Cette rentrée est la dernière avant le méga-scrutin du 9 juin 2024 (élections européennes, fédérales et régionales). C’est l’effervescence pour le moment dans les partis. Les différents gouvernements du pays ne devraient plus accoucher de réformes majeures d’ici la fin de la législature. L’heure est plutôt à l’écriture des programmes, à la désignation des têtes de liste, au recrutement des candidats, à la préparation des équipes de campagne et de la stratégie électorale.
Chaque formation politique a ses atouts, ses faiblesses, ses espoirs, craintes, ses objectifs, ses gageures… Petit tour d’horizon du côté francophone, parti par parti, à moins de neuf mois du grand rendez-vous électoral.
Le PS doit redevenir "le parti des travailleurs"
Au PS, l’objectif est toujours le même : arriver partout en tête pour avoir la main et dicter l’agenda des négociations gouvernementales en Wallonie et à Bruxelles. Et être incontournable au fédéral.
Facile à écrire… La route pour y parvenir est semée d’embûche. Au fédéral, le PS doit mettre en avant ses victoires au sein de la Vivaldi. Problème, certaines décisions, comme celle sur la pension minimale que le parti ne manque jamais de mettre en avant, datent un peu. La Vivaldi ne semble plus en mesure d’engranger de nouvelles réussites. Une réforme fiscale semble s’éloigner. Et si elle devait revenir sur la table, le PS sait qu’un accord trop marqué par les partis de droite du gouvernement serait catastrophique à la veille d’un scrutin important.
Capitaliser sur le plan de relance
Partout, avec quelques nuances à Bruxelles où son électorat est sensiblement différent de celui en Wallonie, le PS doit convaincre qu’il est le parti des travailleurs. Deux autres partis lui contestent cette appellation. Le PTB tout d’abord, qui n’a de cesse de torpiller le PS qu’il accuse d’avoir abandonné le monde du travail. Le MR ensuite - surtout son président -, qui tente de capitaliser autour du terme "travailleur". En Wallonie, le PS compte sur le plan de relance et d’éventuels premiers résultats tangibles pour démontrer à l’électeur la nécessité de rester au pouvoir.

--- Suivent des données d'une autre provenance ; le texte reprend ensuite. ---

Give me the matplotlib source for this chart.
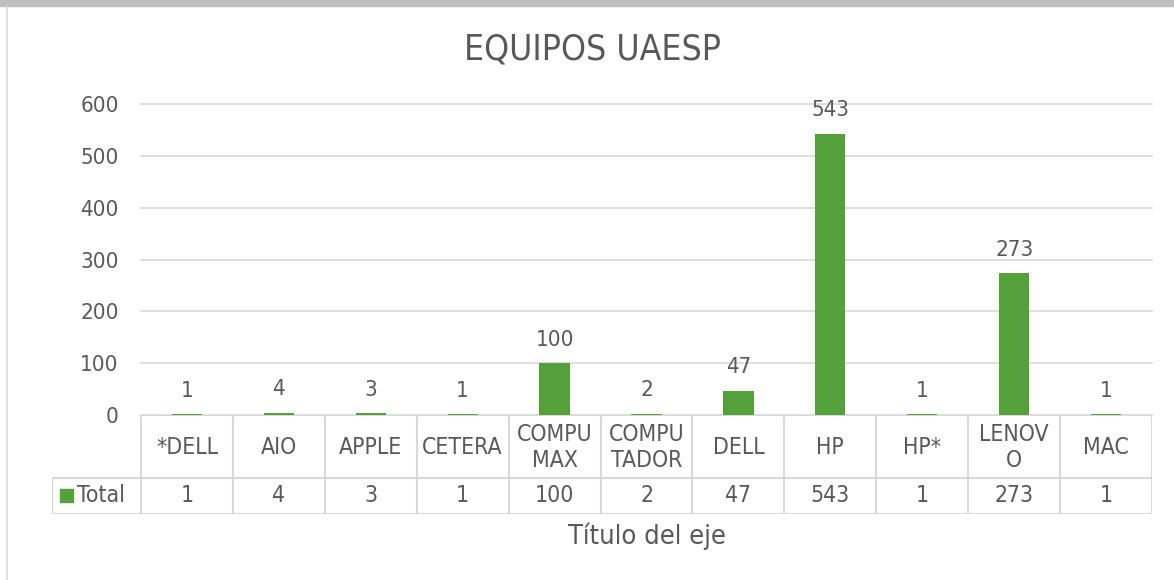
import matplotlib.pyplot as plt
import numpy as np

# =====================
# Data
# =====================
brands = ["*DELL", "AIO", "APPLE", "CETERA", "COMPU\nMAX", "COMPU\nTADOR",
          "DELL", "HP", "HP*", "LENOV\nO", "MAC"]
totals = [1, 4, 3, 1, 100, 2, 47, 543, 1, 273, 1]
yticks = [0, 100, 200, 300, 400, 500, 600]

plt.rcParams["font.family"] = ["DejaVu Sans"]
plt.rcParams["font.stretch"] = "condensed"
txt = "#595959"
grid = "#D9D9D9"
green = "#54A03A"
fs = 16

W, H = 1174, 580
fig = plt.figure(figsize=(W / 100, H / 100), dpi=100)

def fx(px):
    return px / W

def fy(py):
    return 1 - py / H

# screenshot frame bits
fig.patches.append(plt.Rectangle((0, fy(6)), 1, 6 / H, transform=fig.transFigure,
                                 color="#BFBFBF", zorder=0))
fig.add_artist(plt.Line2D([fx(6.5), fx(6.5)], [0, fy(6)], color=grid, lw=1.2))

# =====================
# Bars
# =====================
left, right, top, zero = 141, 1152, 104, 415
ax = fig.add_axes([fx(left), fy(zero), fx(right - left), (zero - top) / H])
x = np.arange(len(totals))
ax.bar(x, totals, width=0.33, color=green, zorder=3)
ax.set_xlim(-0.5, len(totals) - 0.5)
ax.set_ylim(0, 600)
ax.set_yticks(yticks)
ax.set_xticks([])
ax.grid(axis="y", color=grid, lw=1.2, zorder=0)
for gl in ax.get_ygridlines():
    gl.set_clip_on(False)
for s in ax.spines.values():
    s.set_visible(False)
ax.tick_params(axis="y", length=0, labelsize=fs, labelcolor=txt, pad=16)

for xi, v in zip(x, totals):
    ax.annotate(str(v), (xi, v), xytext=(0, 17), textcoords="offset points",
                ha="center", va="center", fontsize=fs, color=txt)

fig.text(fx(593), fy(50), "EQUIPOS UAESP", ha="center", va="center",
         fontsize=25.5, color=txt)

# =====================
# Data table
# =====================
row1, row2 = 478, 514
leg_left = 52
tab = fig.add_axes([fx(leg_left), fy(row2), fx(right - leg_left), (row2 - zero) / H])
tab.set_xlim(leg_left, right)
tab.set_ylim(row2, zero)
tab.axis("off")
colw = (right - left) / len(brands)
lc = dict(color=grid, lw=1.5)
tab.plot([left, right], [zero, zero], **lc)
tab.plot([leg_left, right], [row1, row1], **lc)
tab.plot([leg_left, right], [row2, row2], **lc)
tab.plot([leg_left, leg_left], [row1, row2], **lc)
for i in range(len(brands) + 1):
    xx = left + i * colw
    tab.plot([xx, xx], [zero, row2], **lc)
for i, (b, v) in enumerate(zip(brands, totals)):
    cx = left + (i + 0.5) * colw
    tab.text(cx, (zero + row1) / 2 + 1, b, ha="center", va="center",
             fontsize=16.5, color=txt, linespacing=1.2)
    tab.text(cx, (row1 + row2) / 2, str(v), ha="center", va="center",
             fontsize=16.5, color=txt)
tab.add_patch(plt.Rectangle((60, 489), 13, 13, color=green))
tab.text(77, (row1 + row2) / 2, "Total", ha="left", va="center",
         fontsize=16.5, color=txt)

fig.text(fx((left + right) / 2), fy(536), "Título del eje", ha="center",
         va="center", fontsize=19.5, color=txt)

fig.savefig("out.png", dpi=100)
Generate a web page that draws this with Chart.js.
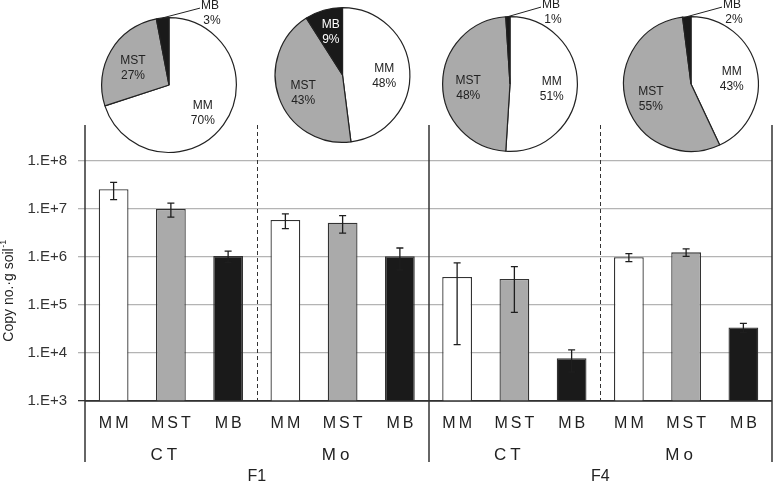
<!DOCTYPE html>
<html>
<head>
<meta charset="utf-8">
<script src="https://cdn.jsdelivr.net/npm/chart.js@4.4.1/dist/chart.umd.min.js"></script>
<style>
  html, body { margin: 0; padding: 0; background: #fff; }
  #wrap { position: relative; width: 777px; height: 485px; }
  #wrap canvas { position: absolute; left: 0; top: 0; }
</style>
</head>
<body>
<div id="wrap">
  <canvas id="barChart" width="777" height="485"></canvas>
  <canvas id="pie0" width="777" height="485"></canvas>
  <canvas id="pie1" width="777" height="485"></canvas>
  <canvas id="pie2" width="777" height="485"></canvas>
  <canvas id="pie3" width="777" height="485"></canvas>
</div>
<script>
// data
const categories = ['MM', 'MST', 'MB', 'MM', 'MST', 'MB', 'MM', 'MST', 'MB', 'MM', 'MST', 'MB'];
const treatments = ['CT', 'Mo', 'CT', 'Mo'];
const fractions = ['F1', 'F4'];
const copyNumbers = [2.57e7, 1.0e7, 1.05e6, 5.9e6, 5.2e6, 1.04e6, 3.85e5, 3.5e5, 7.8e3, 9.9e5, 1.25e6, 3.4e4];
const copyErrors = [1.0e7, 3.2e6, 2.8e5, 2.0e6, 2.05e6, 5.0e5, 3.7e5, 2.8e5, 3.8e3, 1.9e5, 2.2e5, 7.5e3];
const yTickValues = [1e3, 1e4, 1e5, 1e6, 1e7, 1e8];
const yTickLabels = ['1.E+3', '1.E+4', '1.E+5', '1.E+6', '1.E+7', '1.E+8'];
const pieLabels = ['MM', 'MST', 'MB'];
const pieShares = [[70, 27, 3], [48, 43, 9], [51, 48, 1], [43, 55, 2]];

const FONT = '"Liberation Sans", Arial, sans-serif';
const fillColors = ['#ffffff', '#aaaaaa', '#1a1a1a'];
const pieCenters = [{x: 169, y: 85}, {x: 342.5, y: 75}, {x: 510, y: 84}, {x: 691, y: 84}];
const PIE_R = 68;
const W = 777, H = 485;

Chart.defaults.font.family = FONT;
Chart.defaults.color = '#333';

function drawSpaced(ctx, text, x, y, spacing) {
    // canvas letterSpacing adds a trailing gap, shift back by half of it
    ctx.letterSpacing = spacing + 'px';
    ctx.fillText(text, x + spacing / 2, y);
    ctx.letterSpacing = '0px';
}

var decorations = {
    id: 'decorations',
    afterDatasetsDraw: function (chart) {
        var ctx = chart.ctx;
        var xs = chart.scales.x, ys = chart.scales.y, area = chart.chartArea;
        var step = area.width / categories.length;
        ctx.save();

        // error bars
        ctx.strokeStyle = '#1e1e1e';
        ctx.lineWidth = 1.3;
        for (var i = 0; i < copyNumbers.length; i++) {
            var px = xs.getPixelForValue(i);
            var top = ys.getPixelForValue(copyNumbers[i] + copyErrors[i]);
            var bot = ys.getPixelForValue(Math.max(copyNumbers[i] - copyErrors[i], ys.min));
            ctx.beginPath();
            ctx.moveTo(px, top); ctx.lineTo(px, bot);
            ctx.moveTo(px - 3.5, top); ctx.lineTo(px + 3.5, top);
            ctx.moveTo(px - 3.5, bot); ctx.lineTo(px + 3.5, bot);
            ctx.stroke();
        }

        // group separators
        ctx.strokeStyle = '#333';
        ctx.lineWidth = 1.5;
        [0, 6, 12].forEach(function (k) {
            var lx = Math.round(area.left + k * step);
            ctx.beginPath();
            ctx.moveTo(lx, area.top); ctx.lineTo(lx, area.bottom + 61);
            ctx.stroke();
        });
        ctx.lineWidth = 1;
        ctx.setLineDash([4, 3]);
        [3, 9].forEach(function (k) {
            var lx = Math.round(area.left + k * step) + 0.5;
            ctx.beginPath();
            ctx.moveTo(lx, area.top); ctx.lineTo(lx, area.bottom);
            ctx.stroke();
        });
        ctx.setLineDash([]);

        // x axis line
        ctx.lineWidth = 1.5;
        ctx.beginPath();
        ctx.moveTo(area.left, area.bottom); ctx.lineTo(area.right, area.bottom);
        ctx.stroke();

        // category / treatment / fraction labels
        ctx.fillStyle = '#222';
        ctx.textAlign = 'center';
        ctx.textBaseline = 'middle';
        ctx.font = '16px ' + FONT;
        categories.forEach(function (c, i) {
            drawSpaced(ctx, c, xs.getPixelForValue(i), area.bottom + 23, 3);
        });
        ctx.font = '17px ' + FONT;
        treatments.forEach(function (t, g) {
            var cx = area.left + (g * 3 + 1.5) * step;
            drawSpaced(ctx, t, cx - 7, area.bottom + 54, 4);
        });
        ctx.font = '16px ' + FONT;
        fractions.forEach(function (f, g) {
            var cx = area.left + (g * 6 + 3) * step;
            ctx.fillText(f, cx, area.bottom + 76);
        });

        // y title with superscript
        ctx.translate(9, 291);
        ctx.rotate(-Math.PI / 2);
        ctx.textAlign = 'left';
        ctx.font = '14px ' + FONT;
        var main = 'Copy no.·g soil';
        var w1 = ctx.measureText(main).width;
        ctx.font = '9px ' + FONT;
        var w2 = ctx.measureText('-1').width;
        var sx = -(w1 + w2) / 2;
        ctx.font = '14px ' + FONT;
        ctx.fillText(main, sx, 0);
        ctx.font = '9px ' + FONT;
        ctx.fillText('-1', sx + w1 + 0.5, -5);
        ctx.restore();
    }
};

new Chart(document.getElementById('barChart'), {
    type: 'bar',
    data: {
        labels: categories,
        datasets: [{
            data: copyNumbers,
            backgroundColor: categories.map(function (c) { return fillColors[pieLabels.indexOf(c)]; }),
            borderColor: '#333',
            borderWidth: 1.3,
            barPercentage: 0.52,
            categoryPercentage: 1
        }]
    },
    options: {
        responsive: false,
        animation: false,
        devicePixelRatio: 1,
        layout: { padding: { top: 125, bottom: 84, left: 0, right: 5 } },
        plugins: { legend: { display: false }, tooltip: { enabled: false } },
        scales: {
            x: { display: false },
            y: {
                type: 'logarithmic',
                min: 1e3,
                max: Math.pow(10, 8.75),
                afterBuildTicks: function (scale) {
                    scale.ticks = yTickValues.map(function (v) { return { value: v }; });
                },
                afterFit: function (scale) { scale.width = 85; },
                ticks: {
                    autoSkip: false,
                    padding: 11,
                    color: '#333',
                    font: { size: 15 },
                    callback: function (v) {
                        return yTickLabels[Math.round(Math.log10(v)) - 3];
                    }
                },
                grid: {
                    color: function (c) { return c.tick && c.tick.value === 1e3 ? '#333' : '#b4b4b4'; },
                    lineWidth: 1.3,
                    tickLength: 7
                },
                border: { display: false }
            }
        }
    },
    plugins: [decorations]
});

var pieLabelPlugin = {
    id: 'pieLabels',
    afterDatasetsDraw: function (chart) {
        var ctx = chart.ctx;
        var meta = chart.getDatasetMeta(0);
        var shares = chart.data.datasets[0].data;
        ctx.save();
        ctx.font = '12px ' + FONT;
        ctx.textAlign = 'center';
        ctx.textBaseline = 'middle';
        meta.data.forEach(function (arc, i) {
            var p = arc.getProps(['x', 'y', 'startAngle', 'endAngle', 'outerRadius'], true);
            var mid = (p.startAngle + p.endAngle) / 2;
            var name = chart.data.labels[i];
            var pct = shares[i] + '%';
            if (shares[i] >= 5) {
                var lx = p.x + Math.cos(mid) * p.outerRadius * 0.62;
                var ly = p.y + Math.sin(mid) * p.outerRadius * 0.62 + (i === 2 ? -3 : 4);
                ctx.fillStyle = i === 2 ? '#fff' : '#222';
                ctx.fillText(name, lx, ly - 7.5);
                ctx.fillText(pct, lx, ly + 7.5);
            } else {
                var ex = p.x + Math.cos(mid) * p.outerRadius;
                var ey = p.y + Math.sin(mid) * p.outerRadius;
                var topY = p.y - p.outerRadius;
                ctx.strokeStyle = '#222';
                ctx.lineWidth = 1;
                ctx.beginPath();
                ctx.moveTo(ex, ey);
                ctx.lineTo(p.x + 31, topY - 9.5);
                ctx.stroke();
                ctx.fillStyle = '#222';
                ctx.fillText(name, p.x + 41, topY - 12);
                ctx.fillText(pct, p.x + 43, topY + 3);
            }
        });
        ctx.restore();
    }
};

pieShares.forEach(function (shares, k) {
    var c = pieCenters[k];
    new Chart(document.getElementById('pie' + k), {
        type: 'pie',
        data: {
            labels: pieLabels,
            datasets: [{
                data: shares,
                backgroundColor: fillColors,
                borderColor: '#222',
                borderWidth: 1.2
            }]
        },
        options: {
            responsive: false,
            animation: false,
            devicePixelRatio: 1,
            layout: {
                padding: { left: c.x - PIE_R, right: W - c.x - PIE_R, top: c.y - PIE_R, bottom: H - c.y - PIE_R }
            },
            plugins: { legend: { display: false }, tooltip: { enabled: false } }
        },
        plugins: [pieLabelPlugin]
    });
});
</script>
</body>
</html>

Le PS parviendra-t-il à faire mieux que limiter la baisse de son électorat ? Si aucune nouvelle affaire touchant le monde politique n’apparaît dans les mois qui viennent, c’est jouable.

Le MR, cette citadelle assiégée par la gauche
Au MR, depuis longtemps, les militants et les élus se voient comme dans une citadelle assiégée. Assiégée par les partis de gauche et du centre qui n’attendent qu’une seule chose : remettre les libéraux dans l’opposition à tous les niveaux de pouvoir pour le plus longtemps possible. Du reste, Paul Magnette, président du PS, l’a annoncé : s’il en a la possibilité, il dégagera le MR de tous les gouvernements. Naturellement, dans un tel contexte, le MR n’a pas d’autre choix que de faire le plus haut score possible en 2024 afin d’imposer sa présence dans les futures coalitions.
Garantir la paix interne
À côté de cette impérieuse nécessité, le MR va devoir également éviter d'ouvrir une guerre interne à quelques mois des scrutins de 2024. Le député Denis Ducarme l'a affirmé dans La Libre : convoquer maintenant des élections présidentielles serait pure folie… S'il est probable que Georges-Louis Bouchez puisse se maintenir à la tête du MR jusqu'à la fin de l'année prochaine, il devra toutefois ne plus commettre les erreurs qui ont agité à plusieurs reprises ses détracteurs au sein de sa formation. Des libéraux plus traditionnels, surtout dans le Brabant wallon et à Bruxelles, déplorent ses excès médiatiques et son style politique agressif. Bouchez devra les rassurer afin de ramener la sérénité au MR.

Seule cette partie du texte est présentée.